ABUJA (Reuters) - Nigeria’s consumer inflation fell for the third straight month in September, mainly due to a drop in the underlying “core” price growth that is closely watched by the central bank.
Headline inflation eased to 11.3 percent year-on-year in September, down from 11.7 percent year-on-year in August and a 2012 peak of 12.9 percent in June, official statistics showed on Wednesday.
Food inflation, the largest contributor to the headline index, rose slightly to 10.2 percent year-on-year in September, from 9.9 percent in August, NBS numbers showed.
But core inflation, which excludes volatile items like food, dropped to 13.1 percent year-on-year in September from 14.7 percent the previous month.
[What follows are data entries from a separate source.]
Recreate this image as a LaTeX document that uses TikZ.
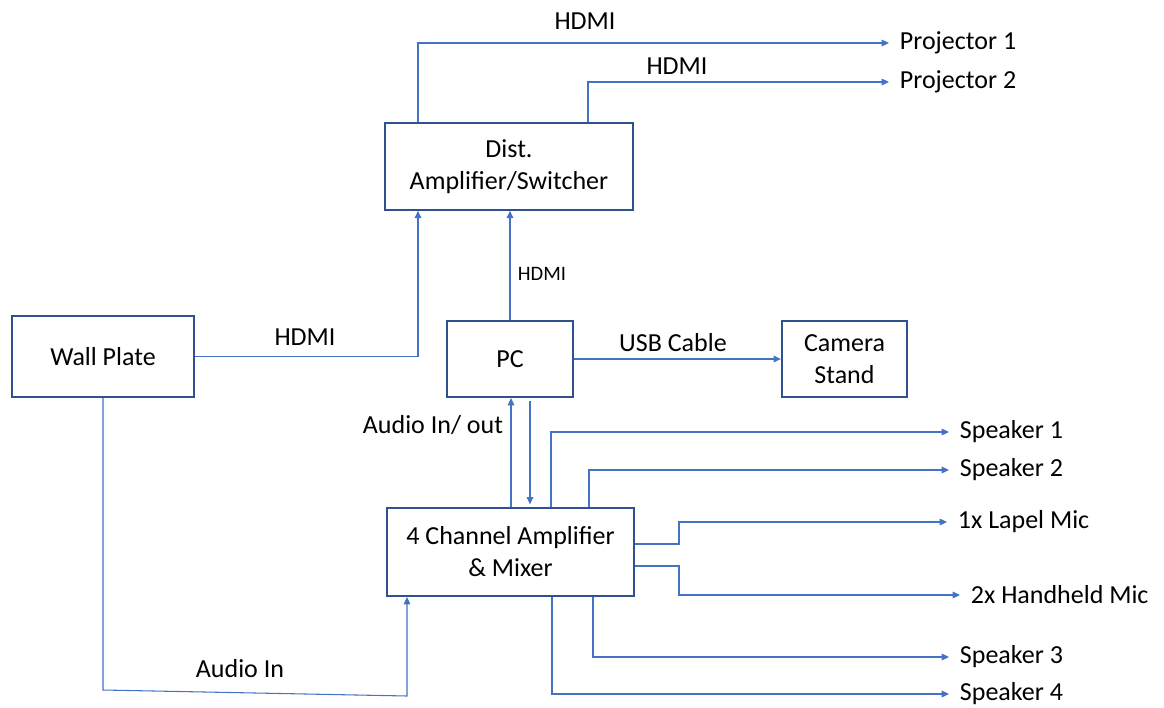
\documentclass[tikz,border=0pt]{standalone}
\usepackage{fontspec}
\setmainfont{Carlito}
\usetikzlibrary{positioning,arrows.meta}
\definecolor{boxblue}{HTML}{2F528F}
\definecolor{lineblue}{HTML}{4472C4}
\tikzset{
  box/.style={draw=boxblue, line width=1.5pt, align=center, inner sep=0pt},
  link/.style={draw=lineblue, line width=0.8pt, -{Triangle[length=5.5pt,width=5pt]}},
  endpt/.style={anchor=west, inner xsep=8pt, inner ysep=1pt},
  lbl/.style={inner sep=1pt},
}

\begin{document}
\begin{tikzpicture}[x=0.75pt, y=-0.75pt, font=\fontsize{19.5}{24}\selectfont]
\useasboundingbox (0,0) rectangle (1164,707);
% boxes
\node[box, minimum width=186pt, minimum height=65pt] (dist) at (509,166.5) {Dist.\\Amplifier/Switcher};
\node[box, minimum width=136.5pt, minimum height=61pt] (wall) at (103,356.5) {Wall Plate};
\node[box, minimum width=94.5pt, minimum height=57pt] (pc) at (510,359) {PC};
\node[box, minimum width=94pt, minimum height=57pt] (cam) at (844.5,359) {Camera\\Stand};
\node[box, minimum width=185pt, minimum height=66pt] (mixer) at (510.5,552) {4 Channel Amplifier\\\& Mixer};
% outputs
\node[endpt] (proj1) at (889,43) {Projector 1};
\node[endpt] (proj2) at (889,82) {Projector 2};
\node[endpt] (spk1) at (949,432) {Speaker 1};
\node[endpt] (spk2) at (949,470) {Speaker 2};
\node[endpt] (lapel) at (947,522) {1x Lapel Mic};
\node[endpt] (hand) at (960,595) {2x Handheld Mic};
\node[endpt] (spk3) at (949,657) {Speaker 3};
\node[endpt] (spk4) at (949,694) {Speaker 4};
% labels
\node[lbl] (hdmia) at (585,21) {HDMI};
\node[lbl] (hdmib) at (677,66) {HDMI};
\node[lbl] (hdmic) at (305,337) {HDMI};
\node[lbl, font=\fontsize{15.4}{18}\selectfont] (hdmid) at (542,274) {HDMI};
\node[lbl] (usb) at (673,343) {USB Cable};
\node[lbl] (audio) at (433,425) {Audio In/ out};
\node[lbl] (audioin) at (240,669) {Audio In};
% connectors
\draw[link] (418,0 |- dist.north) |- (proj1.west);
\draw[link] (588,0 |- dist.north) |- (proj2.west);
\draw[link] (wall.east) -| (418,0 |- dist.south);
\draw[link] (pc.north) -- (pc.north |- dist.south);
\draw[link] (pc.east) -- (cam.west);
\draw[link] (511,0 |- mixer.north) -- (511,0 |- pc.south);
\draw[link, shorten <=2pt, shorten >=2pt] (530,0 |- pc.south) -- (530,0 |- mixer.north);
\coordinate (wallturn) at (103,690);
\coordinate (mixturn) at (407,696);
\draw[link] (wall.south) -- (wallturn) -- (mixturn) -- (mixturn |- mixer.south);
\draw[link] (551,0 |- mixer.north) |- (spk1.west);
\draw[link] (589,0 |- mixer.north) |- (spk2.west);
\draw[link] ([yshift=6pt]mixer.east) -| (679,0 |- lapel.west) -- (lapel.west);
\draw[link] ([yshift=-10.5pt]mixer.east) -| (679,0 |- hand.west) -- (hand.west);
\draw[link] (593,0 |- mixer.south) |- (spk3.west);
\draw[link] (552,0 |- mixer.south) |- (spk4.west);
\end{tikzpicture}
\end{document}
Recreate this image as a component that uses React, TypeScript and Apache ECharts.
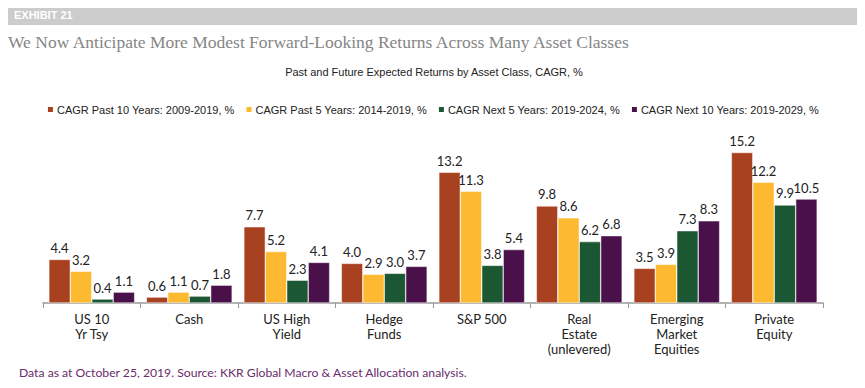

“The moderation in the Core index was partially as a result of base effects, as the sharp rise in the index exhibited in September 2011 implies that the relative rise in September 2012 may be muted,” an NBS document said.
Nigeria’s central bank kept its base interest rate on hold at 12 percent last month for the sixth time in a row, citing the high rate of core inflation as one of the reasons for keeping monetary policy tight.
However, the central bank has for months prioritised supporting the volatile naira currency and building up foreign exchange reserves, running a relatively tighter monetary policy as a result.
“Assuming nothing else changes, inflation is likely to continue to decelerate in the months ahead as tight money supply has more of an impact,” said Razia Khan, Head of Africa Research at Standard Chartered.
“(But) despite the steady deceleration in Nigerian inflation, we still see interest rates on hold for the time being,” Khan added.